我和AI一起檢索了中文互聯網過去72小時的發聲,除了個別像丁太升老師這樣獨行者,在如今《歌手2025》這樣典型的大眾傳播媒介上,當單依純念出“我本是輔助,今晚來打野,區區三萬天,試試又能怎”的時候,大部分電視機前的觀眾已經不會一臉茫然地問,什么打野。同樣,不少人也理解輔助選打野,對于整首歌“如何呢,又能怎”情緒的契合。
《李白》這首歌本就是歌手李榮浩對于歷史人物李白一種放蕩不羈精神較為自我的詮釋。再轉一道,來到單依純和常石磊,精神得以延續,李白的概念也得以延續,卻是找到了一個輔助玩打野的落點。
沒法兒談巧不巧妙,但確實談不上尷尬。
我們明確地發現,在大眾傳播媒介上,使用“我本是輔助,今晚來打野”已經不是符號排斥,已經沒有了建立身份認同并且創造文化壁壘的作用。
王者榮耀花了不到十年的時間,真正意義地走上了大眾文化的舞臺,走過了很多內容形式或者文化符號要走幾百年的過程,在中文語境里已經不存在顯著的文化資本篩選情況。
這無疑是讓人意外的。

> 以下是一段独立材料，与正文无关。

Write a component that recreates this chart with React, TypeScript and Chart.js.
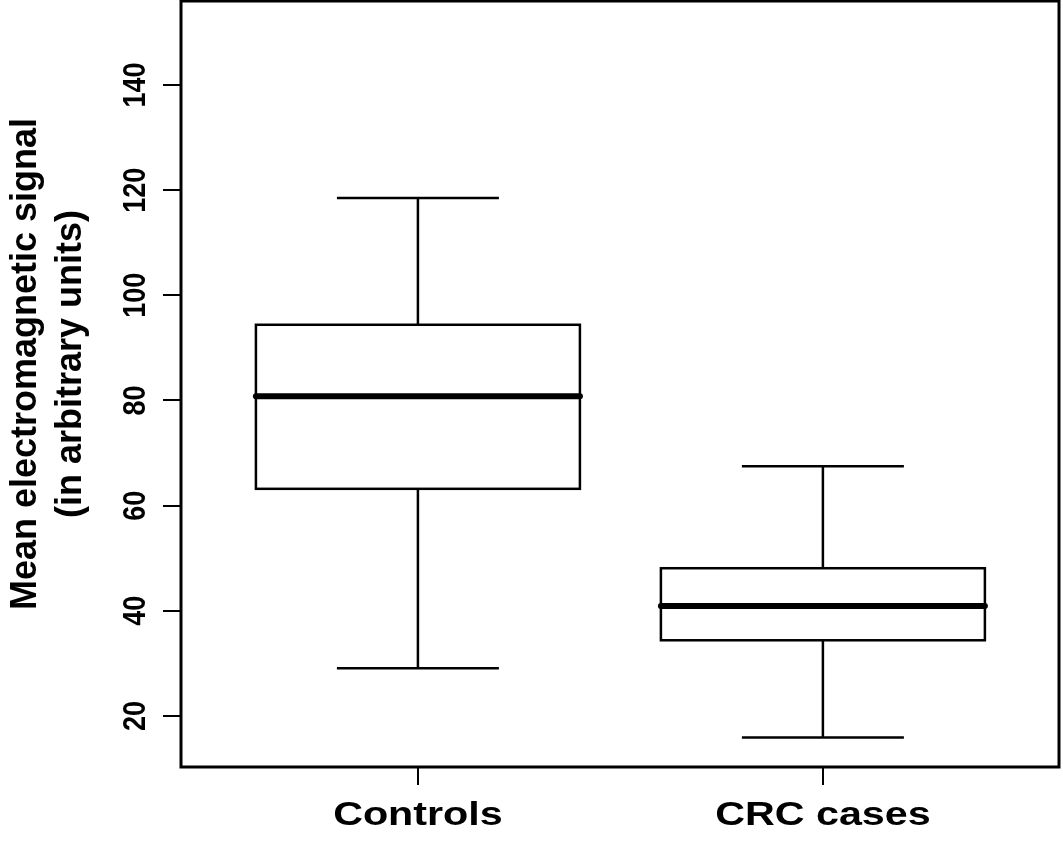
import React, { useEffect, useRef } from 'react';
import { Chart, registerables } from 'chart.js';

Chart.register(...registerables);

const CATEGORIES = ['Controls', 'CRC cases'];
const WHISKER_LOW = [29.1, 15.9];
const Q1 = [63.2, 34.4];
const MEDIAN = [80.8, 40.9];
const Q3 = [94.4, 48.1];
const WHISKER_HIGH = [118.5, 67.5];
const Y_TICKS = [20, 40, 60, 80, 100, 120, 140];
const Y_TITLE = ['Mean electromagnetic signal', '(in arbitrary units)'];

const FONT = '"Liberation Sans", Arial, sans-serif';

export default function App() {
  const ref = useRef<HTMLCanvasElement>(null);

  useEffect(() => {
    document.body.style.margin = '0';
    const canvas = ref.current!;

    const boxPlugin = {
      id: 'boxplotDraw',
      afterDatasetsDraw(chart: any) {
        const ctx = chart.ctx as CanvasRenderingContext2D;
        const xs = chart.scales.x;
        const ys = chart.scales.y;
        const line = (x1: number, y1: number, x2: number, y2: number) => {
          ctx.beginPath();
          ctx.moveTo(x1, y1);
          ctx.lineTo(x2, y2);
          ctx.stroke();
        };
        ctx.save();
        ctx.strokeStyle = '#000';
        CATEGORIES.forEach((_, i) => {
          const c = i + 1;
          const xl = xs.getPixelForValue(c - 0.4);
          const xr = xs.getPixelForValue(c + 0.4);
          const cl = xs.getPixelForValue(c - 0.2);
          const cr = xs.getPixelForValue(c + 0.2);
          const xc = xs.getPixelForValue(c);
          const yLo = ys.getPixelForValue(WHISKER_LOW[i]);
          const yQ1 = ys.getPixelForValue(Q1[i]);
          const yMed = ys.getPixelForValue(MEDIAN[i]);
          const yQ3 = ys.getPixelForValue(Q3[i]);
          const yHi = ys.getPixelForValue(WHISKER_HIGH[i]);
          ctx.lineWidth = 2.5;
          ctx.lineCap = 'butt';
          line(xc, yQ3, xc, yHi);
          line(xc, yQ1, xc, yLo);
          line(cl, yHi, cr, yHi);
          line(cl, yLo, cr, yLo);
          ctx.strokeRect(xl, yQ3, xr - xl, yQ1 - yQ3);
          ctx.lineWidth = 6;
          ctx.lineCap = 'round';
          line(xl, yMed, xr, yMed);
        });
        ctx.restore();
      },
      afterDraw(chart: any) {
        const ctx = chart.ctx as CanvasRenderingContext2D;
        const area = chart.chartArea;
        const xs = chart.scales.x;
        const ys = chart.scales.y;
        ctx.save();
        // frame
        ctx.strokeStyle = '#000';
        ctx.lineWidth = 3;
        ctx.strokeRect(area.left, area.top, area.right - area.left, area.bottom - area.top);

        ctx.fillStyle = '#000';
        // y tick labels (rotated)
        ctx.font = `bold 27px ${FONT}`;
        ctx.textAlign = 'center';
        ctx.textBaseline = 'alphabetic';
        Y_TICKS.forEach((v) => {
          const py = ys.getPixelForValue(v);
          ctx.save();
          ctx.translate(145, py);
          ctx.rotate(-Math.PI / 2);
          ctx.scale(1, 1.15);
          ctx.fillText(String(v), 0, 0);
          ctx.restore();
        });

        // x labels
        ctx.font = `bold 33px ${FONT}`;
        CATEGORIES.forEach((label, i) => {
          const px = xs.getPixelForValue(i + 1);
          ctx.save();
          ctx.translate(px, 825);
          ctx.scale(1.25, 1);
          ctx.fillText(label, 0, 0);
          ctx.restore();
        });

        // y title
        ctx.font = `bold 36px ${FONT}`;
        const baselines = [36, 81];
        Y_TITLE.forEach((t, i) => {
          ctx.save();
          ctx.translate(baselines[i], 364);
          ctx.rotate(-Math.PI / 2);
          ctx.fillText(t, 0, 0);
          ctx.restore();
        });
        ctx.restore();
      },
    };

    const chart = new Chart(canvas, {
      type: 'scatter',
      data: { datasets: [{ data: [] }] },
      options: {
        responsive: false,
        animation: false,
        layout: { padding: { top: 1, right: 4, left: 0, bottom: 0 } },
        plugins: { legend: { display: false }, tooltip: { enabled: false } },
        scales: {
          x: {
            type: 'linear',
            position: 'bottom',
            min: 0.415,
            max: 2.583,
            afterBuildTicks: (s: any) => {
              s.ticks = CATEGORIES.map((_, i) => ({ value: i + 1 }));
            },
            afterFit: (s: any) => {
              s.height = 93;
            },
            ticks: { display: false },
            grid: {
              drawOnChartArea: false,
              drawTicks: true,
              tickLength: 18,
              color: '#000',
              lineWidth: 2,
            },
            border: { display: false },
          },
          y: {
            type: 'linear',
            position: 'left',
            min: 10.3,
            max: 155.97,
            afterBuildTicks: (s: any) => {
              s.ticks = Y_TICKS.map((v) => ({ value: v }));
            },
            afterFit: (s: any) => {
              s.width = 181;
            },
            ticks: { display: false },
            grid: {
              drawOnChartArea: false,
              drawTicks: true,
              tickLength: 18,
              color: '#000',
              lineWidth: 2,
            },
            border: { display: false },
          },
        },
      },
      plugins: [boxPlugin],
    } as any);

    return () => chart.destroy();
  }, []);

  return (
    <div style={{ width: 1063, height: 860 }}>
      <canvas ref={ref} width={1063} height={860} style={{ display: 'block' }} />
    </div>
  );
}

即便是稍早一點的“涂鴉”概念走出街頭文化,或者“人設”概念走出ACG都是上世紀70年代左右開始,在電視工業的猛烈推動以及歐美的文化霸權之下,也是千禧年之后才有所突破的。
王者榮耀為什么能以更短的時間在中文語境里完成這種突破,可能是后續很多文化學者可以研究的部分,哪些要素共同促成了這種轉變。
這里我們沒有合適的理論支撐先不展開,但可以做一些回溯。
2017年春節,當時還是央視主持人的朱軍和另外兩位在元宵晚會上合作了一個群口相聲,在相聲里他講了“我就會王者榮耀,人在塔在”,以至于2017年上半年“人在塔在”的梗一度破圈,延伸至本來的意義之外,豐富了公眾對這個游戲的認知。
之前是被更多人談及的央媒三評,以及“歷史虛無主義”這個批判性用詞出現。時至今日,王者榮耀到底和歷史虛無主義沾不沾邊,可能各有公論,但起碼當很大一部分人都玩過這個游戲,不是盲人摸象的時候,沒人會混淆打野大招是青蓮劍歌的李白,和出生在公元701年的浪漫主義詩人李白。
可能最多是王者榮耀借著古人的名號可以把皮膚賣得更貴一點兒,因為有玩家愿意為了那份飄逸、灑脫和不羈的情感買單。
2018年他們合作了敦煌研究院,設計了楊玉環的皮膚“遇見飛天”,用游戲這個數字媒介成功地引入了莫高窟第112窟的飛天形象,并且開始逐步扭轉公眾對其排斥的心理認知。
之后趕上那段居家的生活,和即時配送、遠程辦公、在線教育一樣,線上娛樂成了廣泛被接受的生活方式,也深刻地影響了我們的認知和行為方式。王者可以說是乘風而起的其中一員。
最后,2023年9月26日,19時44分32秒,這是當時拍下國家隊選手休息室里時鐘的畫面。將杭州亞運會電競項目的首金收下,王者榮耀完成了大眾傳播身份上最后一重蛻變,成為了歷史正義性的一部分。
當這些變化接踵而至的時候,也許我們可以更好地感受“我本是輔助,今晚來打野,區區三萬天,試試又能怎”,感受一次完整的走出符號排斥的破圈之路。